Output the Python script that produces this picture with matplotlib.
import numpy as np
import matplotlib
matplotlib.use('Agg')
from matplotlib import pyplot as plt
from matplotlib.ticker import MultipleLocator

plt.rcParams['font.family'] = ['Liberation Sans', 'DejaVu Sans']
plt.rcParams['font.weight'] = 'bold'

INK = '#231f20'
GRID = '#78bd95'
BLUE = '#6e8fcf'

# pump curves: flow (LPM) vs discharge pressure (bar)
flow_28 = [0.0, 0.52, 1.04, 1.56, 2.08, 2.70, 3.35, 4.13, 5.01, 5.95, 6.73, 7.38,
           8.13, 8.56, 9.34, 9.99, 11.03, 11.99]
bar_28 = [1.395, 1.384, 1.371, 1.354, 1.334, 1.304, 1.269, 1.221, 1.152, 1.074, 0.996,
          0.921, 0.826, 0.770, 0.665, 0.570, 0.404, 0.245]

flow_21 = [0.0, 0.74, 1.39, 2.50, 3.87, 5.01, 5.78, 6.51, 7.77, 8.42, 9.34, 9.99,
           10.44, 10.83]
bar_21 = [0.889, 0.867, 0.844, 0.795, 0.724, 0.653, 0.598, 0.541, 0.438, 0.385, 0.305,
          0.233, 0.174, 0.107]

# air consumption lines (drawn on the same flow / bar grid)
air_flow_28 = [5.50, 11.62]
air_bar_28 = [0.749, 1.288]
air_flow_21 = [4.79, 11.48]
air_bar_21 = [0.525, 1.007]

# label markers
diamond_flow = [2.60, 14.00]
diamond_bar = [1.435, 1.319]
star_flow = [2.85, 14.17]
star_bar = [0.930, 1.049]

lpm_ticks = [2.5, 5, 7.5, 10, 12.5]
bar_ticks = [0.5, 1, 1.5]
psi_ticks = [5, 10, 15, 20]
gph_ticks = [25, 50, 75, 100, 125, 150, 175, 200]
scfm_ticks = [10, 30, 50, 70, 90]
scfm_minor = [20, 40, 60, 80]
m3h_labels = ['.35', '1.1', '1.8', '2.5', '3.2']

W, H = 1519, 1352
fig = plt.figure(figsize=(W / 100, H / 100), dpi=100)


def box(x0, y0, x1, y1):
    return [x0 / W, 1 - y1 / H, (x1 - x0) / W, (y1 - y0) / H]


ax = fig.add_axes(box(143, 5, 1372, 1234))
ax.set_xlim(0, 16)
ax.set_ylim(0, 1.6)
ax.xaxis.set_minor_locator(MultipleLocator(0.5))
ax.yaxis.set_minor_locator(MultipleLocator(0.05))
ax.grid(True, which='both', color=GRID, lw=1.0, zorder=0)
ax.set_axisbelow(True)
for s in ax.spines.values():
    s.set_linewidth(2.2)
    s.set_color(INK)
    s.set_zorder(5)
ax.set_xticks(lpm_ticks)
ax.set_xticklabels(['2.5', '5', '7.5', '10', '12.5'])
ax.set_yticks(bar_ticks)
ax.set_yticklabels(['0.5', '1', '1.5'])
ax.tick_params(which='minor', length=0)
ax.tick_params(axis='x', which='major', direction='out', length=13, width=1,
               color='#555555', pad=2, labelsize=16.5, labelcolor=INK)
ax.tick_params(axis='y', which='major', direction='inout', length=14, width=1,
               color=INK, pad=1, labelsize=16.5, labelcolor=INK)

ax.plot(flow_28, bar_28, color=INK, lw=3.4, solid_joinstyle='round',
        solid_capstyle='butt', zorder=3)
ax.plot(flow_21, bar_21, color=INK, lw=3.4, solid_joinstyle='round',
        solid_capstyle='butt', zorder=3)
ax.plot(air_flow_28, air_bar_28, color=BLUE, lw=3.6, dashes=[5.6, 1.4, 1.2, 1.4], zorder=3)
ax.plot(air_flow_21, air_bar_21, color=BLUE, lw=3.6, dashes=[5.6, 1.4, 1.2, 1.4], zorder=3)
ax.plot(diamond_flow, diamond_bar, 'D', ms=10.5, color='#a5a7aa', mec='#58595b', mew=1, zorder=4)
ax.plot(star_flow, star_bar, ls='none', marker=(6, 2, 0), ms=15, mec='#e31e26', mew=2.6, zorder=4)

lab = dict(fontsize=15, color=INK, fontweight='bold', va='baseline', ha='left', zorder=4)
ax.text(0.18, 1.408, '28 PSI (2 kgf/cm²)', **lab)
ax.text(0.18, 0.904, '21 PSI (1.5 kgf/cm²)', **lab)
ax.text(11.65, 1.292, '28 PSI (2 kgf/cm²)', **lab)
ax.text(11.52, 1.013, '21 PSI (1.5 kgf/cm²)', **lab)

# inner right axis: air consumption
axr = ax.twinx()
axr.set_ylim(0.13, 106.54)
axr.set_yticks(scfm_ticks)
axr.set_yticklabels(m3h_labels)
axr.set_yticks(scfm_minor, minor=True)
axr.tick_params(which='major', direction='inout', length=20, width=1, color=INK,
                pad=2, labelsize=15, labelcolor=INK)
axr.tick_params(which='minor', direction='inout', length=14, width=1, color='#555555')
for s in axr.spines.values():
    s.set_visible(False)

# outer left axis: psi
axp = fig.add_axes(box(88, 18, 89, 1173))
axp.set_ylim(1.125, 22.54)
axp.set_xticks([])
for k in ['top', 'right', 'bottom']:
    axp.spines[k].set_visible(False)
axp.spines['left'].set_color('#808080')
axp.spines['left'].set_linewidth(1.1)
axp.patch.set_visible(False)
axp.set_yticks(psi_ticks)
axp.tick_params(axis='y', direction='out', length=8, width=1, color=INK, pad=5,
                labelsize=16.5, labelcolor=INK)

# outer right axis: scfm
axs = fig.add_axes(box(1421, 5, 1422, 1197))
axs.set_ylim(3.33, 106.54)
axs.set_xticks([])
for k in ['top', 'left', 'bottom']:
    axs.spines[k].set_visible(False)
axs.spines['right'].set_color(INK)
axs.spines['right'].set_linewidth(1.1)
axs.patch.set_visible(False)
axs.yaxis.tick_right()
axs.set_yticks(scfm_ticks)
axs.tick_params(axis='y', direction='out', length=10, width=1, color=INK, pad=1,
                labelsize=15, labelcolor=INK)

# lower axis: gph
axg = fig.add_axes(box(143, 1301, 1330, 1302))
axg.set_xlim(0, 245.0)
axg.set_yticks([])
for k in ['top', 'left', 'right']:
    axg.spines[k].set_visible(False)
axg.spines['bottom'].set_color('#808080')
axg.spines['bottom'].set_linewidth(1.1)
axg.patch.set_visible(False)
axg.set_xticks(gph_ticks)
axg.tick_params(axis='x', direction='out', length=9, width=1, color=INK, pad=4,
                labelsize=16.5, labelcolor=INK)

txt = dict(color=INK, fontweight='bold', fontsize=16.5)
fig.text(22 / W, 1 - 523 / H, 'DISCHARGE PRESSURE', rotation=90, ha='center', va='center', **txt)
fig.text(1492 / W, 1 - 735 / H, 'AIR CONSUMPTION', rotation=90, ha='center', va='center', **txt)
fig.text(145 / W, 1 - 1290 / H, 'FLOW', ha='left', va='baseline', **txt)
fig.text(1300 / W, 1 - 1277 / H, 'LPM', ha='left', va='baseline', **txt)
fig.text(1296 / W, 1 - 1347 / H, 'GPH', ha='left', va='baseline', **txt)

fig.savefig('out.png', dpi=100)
· · · · ·
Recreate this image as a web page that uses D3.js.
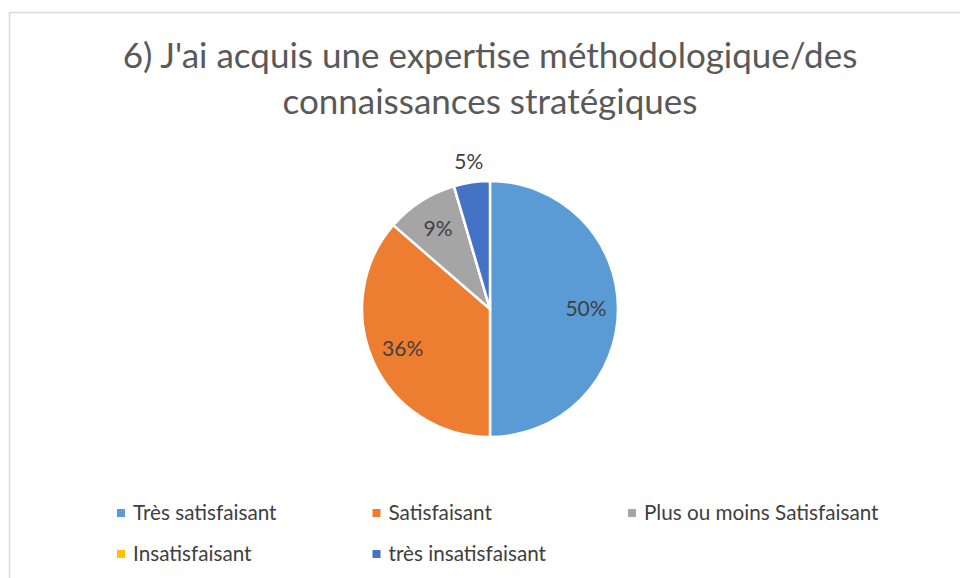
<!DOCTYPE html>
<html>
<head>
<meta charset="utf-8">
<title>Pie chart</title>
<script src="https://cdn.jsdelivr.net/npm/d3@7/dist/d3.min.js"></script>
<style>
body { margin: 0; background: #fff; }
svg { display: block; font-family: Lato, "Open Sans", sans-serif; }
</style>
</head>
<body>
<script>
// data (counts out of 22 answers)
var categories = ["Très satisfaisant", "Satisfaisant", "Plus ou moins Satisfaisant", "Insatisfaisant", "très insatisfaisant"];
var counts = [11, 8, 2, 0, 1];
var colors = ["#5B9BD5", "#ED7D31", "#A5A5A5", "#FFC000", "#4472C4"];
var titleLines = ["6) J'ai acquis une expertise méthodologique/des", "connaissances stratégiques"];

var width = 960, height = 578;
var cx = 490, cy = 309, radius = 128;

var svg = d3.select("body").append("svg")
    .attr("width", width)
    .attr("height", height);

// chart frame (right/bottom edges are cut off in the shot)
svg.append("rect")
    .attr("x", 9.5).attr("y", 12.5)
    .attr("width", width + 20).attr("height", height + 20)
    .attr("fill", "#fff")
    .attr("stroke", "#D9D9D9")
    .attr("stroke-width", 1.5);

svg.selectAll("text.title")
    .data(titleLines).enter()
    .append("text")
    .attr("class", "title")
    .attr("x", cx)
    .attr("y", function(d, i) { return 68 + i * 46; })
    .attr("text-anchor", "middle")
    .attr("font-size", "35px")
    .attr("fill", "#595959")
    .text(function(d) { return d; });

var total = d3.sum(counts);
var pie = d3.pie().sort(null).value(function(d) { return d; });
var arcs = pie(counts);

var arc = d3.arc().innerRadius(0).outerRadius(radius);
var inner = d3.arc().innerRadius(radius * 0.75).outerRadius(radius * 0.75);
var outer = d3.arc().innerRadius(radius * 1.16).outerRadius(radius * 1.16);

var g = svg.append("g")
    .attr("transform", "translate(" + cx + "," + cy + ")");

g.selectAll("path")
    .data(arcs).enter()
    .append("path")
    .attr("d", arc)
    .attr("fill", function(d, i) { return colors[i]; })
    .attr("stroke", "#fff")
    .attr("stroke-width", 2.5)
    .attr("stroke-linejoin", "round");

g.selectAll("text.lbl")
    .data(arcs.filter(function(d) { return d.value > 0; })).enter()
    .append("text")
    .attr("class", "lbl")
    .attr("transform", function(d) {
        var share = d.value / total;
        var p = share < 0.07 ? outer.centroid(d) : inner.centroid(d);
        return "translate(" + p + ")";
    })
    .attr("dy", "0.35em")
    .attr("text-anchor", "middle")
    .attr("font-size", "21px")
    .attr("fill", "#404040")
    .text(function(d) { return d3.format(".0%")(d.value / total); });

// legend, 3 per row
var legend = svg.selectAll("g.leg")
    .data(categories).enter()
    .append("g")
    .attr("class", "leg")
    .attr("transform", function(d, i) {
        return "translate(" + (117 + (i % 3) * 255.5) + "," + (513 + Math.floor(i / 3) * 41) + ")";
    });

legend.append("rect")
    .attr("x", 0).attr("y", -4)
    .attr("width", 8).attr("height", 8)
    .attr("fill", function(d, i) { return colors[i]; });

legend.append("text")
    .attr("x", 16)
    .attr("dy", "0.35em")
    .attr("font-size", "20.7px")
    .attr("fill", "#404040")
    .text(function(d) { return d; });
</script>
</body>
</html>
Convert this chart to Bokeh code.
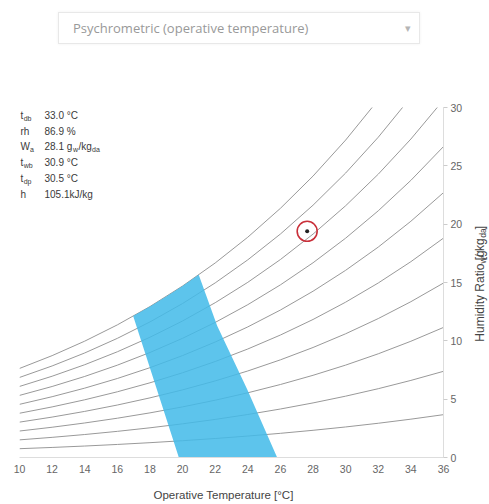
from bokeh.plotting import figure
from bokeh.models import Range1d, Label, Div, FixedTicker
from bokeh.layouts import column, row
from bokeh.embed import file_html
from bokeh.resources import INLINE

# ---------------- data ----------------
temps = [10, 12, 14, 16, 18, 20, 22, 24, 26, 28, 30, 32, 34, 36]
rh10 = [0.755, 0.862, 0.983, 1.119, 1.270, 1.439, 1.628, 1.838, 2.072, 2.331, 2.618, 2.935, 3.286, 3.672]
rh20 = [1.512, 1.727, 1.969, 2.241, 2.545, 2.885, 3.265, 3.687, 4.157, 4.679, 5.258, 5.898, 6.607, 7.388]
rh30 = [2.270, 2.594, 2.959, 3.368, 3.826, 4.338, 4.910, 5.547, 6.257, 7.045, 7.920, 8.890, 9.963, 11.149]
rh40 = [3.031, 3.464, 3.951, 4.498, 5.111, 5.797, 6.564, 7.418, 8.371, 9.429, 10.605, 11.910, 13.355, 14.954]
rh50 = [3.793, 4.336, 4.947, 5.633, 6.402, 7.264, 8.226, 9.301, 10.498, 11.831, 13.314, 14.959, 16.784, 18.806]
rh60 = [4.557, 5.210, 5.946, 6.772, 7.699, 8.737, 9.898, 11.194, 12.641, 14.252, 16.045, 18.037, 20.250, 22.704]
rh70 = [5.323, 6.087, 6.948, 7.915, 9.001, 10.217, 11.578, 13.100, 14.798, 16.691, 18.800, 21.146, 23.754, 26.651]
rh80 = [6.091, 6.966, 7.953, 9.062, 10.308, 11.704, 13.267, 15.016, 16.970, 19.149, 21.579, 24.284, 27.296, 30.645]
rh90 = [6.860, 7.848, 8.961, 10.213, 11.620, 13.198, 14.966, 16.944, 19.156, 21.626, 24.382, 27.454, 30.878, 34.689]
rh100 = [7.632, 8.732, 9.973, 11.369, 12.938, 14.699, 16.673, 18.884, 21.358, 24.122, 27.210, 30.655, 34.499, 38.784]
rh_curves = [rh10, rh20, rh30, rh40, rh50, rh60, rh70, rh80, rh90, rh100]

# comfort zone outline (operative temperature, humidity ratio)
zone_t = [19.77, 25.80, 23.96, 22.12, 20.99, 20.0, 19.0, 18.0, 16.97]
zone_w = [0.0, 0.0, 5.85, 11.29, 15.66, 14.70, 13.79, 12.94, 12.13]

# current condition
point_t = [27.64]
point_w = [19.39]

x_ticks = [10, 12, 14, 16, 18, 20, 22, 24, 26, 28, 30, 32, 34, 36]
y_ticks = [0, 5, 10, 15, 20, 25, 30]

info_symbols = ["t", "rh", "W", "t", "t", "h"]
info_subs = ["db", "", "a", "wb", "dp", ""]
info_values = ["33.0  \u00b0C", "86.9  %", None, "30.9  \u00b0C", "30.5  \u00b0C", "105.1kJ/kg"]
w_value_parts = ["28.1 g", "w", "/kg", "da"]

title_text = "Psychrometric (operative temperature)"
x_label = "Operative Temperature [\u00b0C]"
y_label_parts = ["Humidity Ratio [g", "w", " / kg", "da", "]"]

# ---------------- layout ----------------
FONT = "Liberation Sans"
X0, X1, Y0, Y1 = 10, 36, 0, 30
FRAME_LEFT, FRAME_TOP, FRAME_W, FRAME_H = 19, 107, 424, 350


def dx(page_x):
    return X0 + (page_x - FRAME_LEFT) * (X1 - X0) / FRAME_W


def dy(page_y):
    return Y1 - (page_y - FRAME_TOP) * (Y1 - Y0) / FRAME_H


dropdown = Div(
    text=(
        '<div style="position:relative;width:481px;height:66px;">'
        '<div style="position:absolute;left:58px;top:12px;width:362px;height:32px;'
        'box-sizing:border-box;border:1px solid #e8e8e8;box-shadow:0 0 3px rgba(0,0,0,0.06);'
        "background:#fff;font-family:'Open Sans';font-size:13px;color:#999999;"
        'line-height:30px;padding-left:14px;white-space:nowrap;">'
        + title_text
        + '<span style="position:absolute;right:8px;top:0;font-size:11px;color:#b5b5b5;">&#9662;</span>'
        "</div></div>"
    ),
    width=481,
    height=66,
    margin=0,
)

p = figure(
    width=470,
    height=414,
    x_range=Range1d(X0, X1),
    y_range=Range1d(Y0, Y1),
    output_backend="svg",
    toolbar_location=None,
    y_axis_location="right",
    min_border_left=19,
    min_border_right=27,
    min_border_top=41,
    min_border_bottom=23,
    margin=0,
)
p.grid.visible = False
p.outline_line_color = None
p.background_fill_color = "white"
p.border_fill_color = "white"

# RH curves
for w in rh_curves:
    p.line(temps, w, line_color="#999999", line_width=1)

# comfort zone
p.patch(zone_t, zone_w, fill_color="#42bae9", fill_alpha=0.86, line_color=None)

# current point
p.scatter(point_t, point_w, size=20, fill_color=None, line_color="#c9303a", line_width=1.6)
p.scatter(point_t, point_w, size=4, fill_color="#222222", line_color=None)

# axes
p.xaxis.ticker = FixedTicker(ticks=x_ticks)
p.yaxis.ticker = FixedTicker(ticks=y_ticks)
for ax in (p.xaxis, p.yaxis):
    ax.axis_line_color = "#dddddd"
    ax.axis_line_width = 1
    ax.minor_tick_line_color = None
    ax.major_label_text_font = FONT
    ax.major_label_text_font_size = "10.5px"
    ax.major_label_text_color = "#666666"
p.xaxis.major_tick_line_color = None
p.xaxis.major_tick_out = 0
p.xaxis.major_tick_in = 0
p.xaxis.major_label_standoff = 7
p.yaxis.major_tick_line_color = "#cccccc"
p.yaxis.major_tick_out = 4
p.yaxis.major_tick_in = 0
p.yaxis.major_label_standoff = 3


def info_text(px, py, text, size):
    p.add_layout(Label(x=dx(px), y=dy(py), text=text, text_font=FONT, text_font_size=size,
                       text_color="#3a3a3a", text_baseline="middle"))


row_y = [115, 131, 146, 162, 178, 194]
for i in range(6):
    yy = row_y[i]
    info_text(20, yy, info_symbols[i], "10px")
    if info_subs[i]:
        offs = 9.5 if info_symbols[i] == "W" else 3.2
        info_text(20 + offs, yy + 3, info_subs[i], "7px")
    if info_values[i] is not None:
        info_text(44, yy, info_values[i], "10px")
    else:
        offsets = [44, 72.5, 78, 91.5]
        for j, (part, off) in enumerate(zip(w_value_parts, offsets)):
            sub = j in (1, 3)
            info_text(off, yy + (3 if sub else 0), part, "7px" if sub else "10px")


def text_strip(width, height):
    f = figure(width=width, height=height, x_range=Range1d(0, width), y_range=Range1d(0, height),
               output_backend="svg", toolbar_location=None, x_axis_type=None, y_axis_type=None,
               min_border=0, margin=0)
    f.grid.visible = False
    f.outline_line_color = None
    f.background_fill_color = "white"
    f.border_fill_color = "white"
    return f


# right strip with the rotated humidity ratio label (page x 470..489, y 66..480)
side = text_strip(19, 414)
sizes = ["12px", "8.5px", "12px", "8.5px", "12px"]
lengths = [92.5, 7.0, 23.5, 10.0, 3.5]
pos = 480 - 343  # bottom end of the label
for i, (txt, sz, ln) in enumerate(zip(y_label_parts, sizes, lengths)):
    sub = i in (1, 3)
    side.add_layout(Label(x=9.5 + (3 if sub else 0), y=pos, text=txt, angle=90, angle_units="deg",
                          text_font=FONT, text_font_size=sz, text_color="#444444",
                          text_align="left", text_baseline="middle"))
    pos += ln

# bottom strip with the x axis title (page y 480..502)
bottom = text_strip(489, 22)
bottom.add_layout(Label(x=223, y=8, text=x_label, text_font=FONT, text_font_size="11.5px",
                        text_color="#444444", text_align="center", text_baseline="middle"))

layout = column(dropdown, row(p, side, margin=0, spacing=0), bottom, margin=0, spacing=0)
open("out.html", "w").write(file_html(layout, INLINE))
· · · · ·
## What you have to do
Copy only the lines above from the one containing "Convert this chart to Bokeh code." through the one containing "from bokeh.resources import INLINE", both included. Leave out the pictures.

## Output of the exercise
Convert this chart to Bokeh code.
from bokeh.plotting import figure
from bokeh.models import Range1d, Label, Div, FixedTicker
from bokeh.layouts import column, row
from bokeh.embed import file_html
from bokeh.resources import INLINE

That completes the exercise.